X = an Orange Rabbit
Surrealist artist Méret Oppenheim wrote this in her Maths notebook as a child.
Das Schulheft , 1973





⟶ Antelope fur + porcelain cup and saucer = Méret Oppenheim

Object , 1936
In our unregulated and free subconscious, the unknown X can be anything. Originating from a little joke with her friend Picasso and his girlfriend, Méret smoothly covered the cup and saucer with wild antelope fur. The fur and the teacup originally represented the products of civilization, but when they met in this way, the teacup lost its functional value; the fur also added a sense of unease to the eating utensil.

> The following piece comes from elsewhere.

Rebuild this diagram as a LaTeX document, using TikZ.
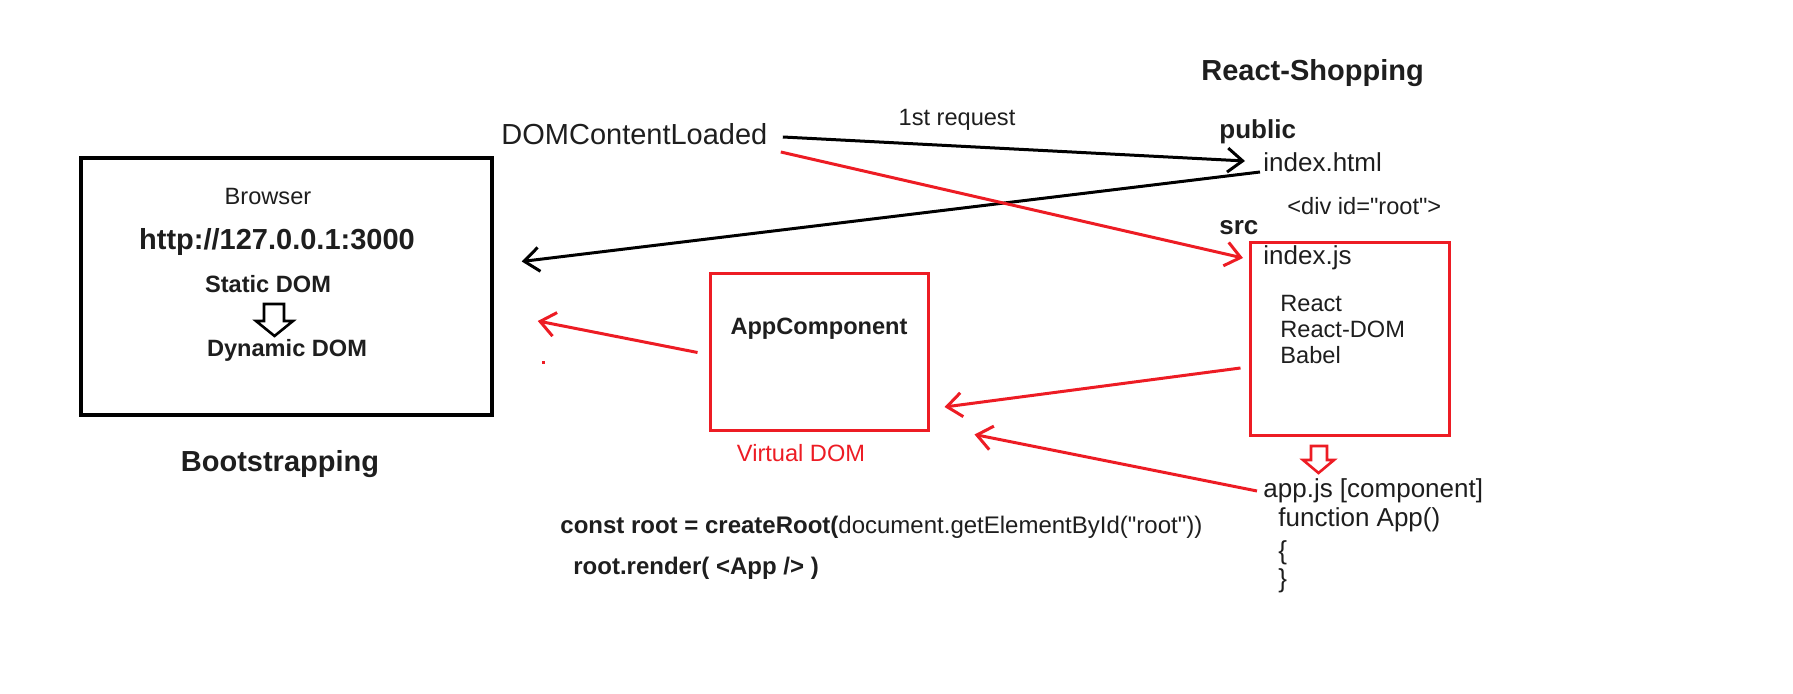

This is the process of transforming existing roles and values, that is, creating. Don't be afraid of the uncertainty that comes with the unknown.
Eichhörnchen, 1969





Méret has a knack for taking the most unexpected and seemingly unrelated objects and combining them to create a strong image of something different. The dinner she presents is a pair of plain white heels with worn soles, tied tightly with a cotton thread on a silver plate, shaped like tiny roasted chickens, or, the female body. The image is concrete and intense, almost maliciously provocative.

My nurse, 1936





Sometimes she hides away the important clues, but leaves out the misleading façades; she creates multiple illusions for her works. The hands are probably the most familiar part of the human body, and Méret plays with different materials - faux human skin suede and animal fur - to create illusionary effects.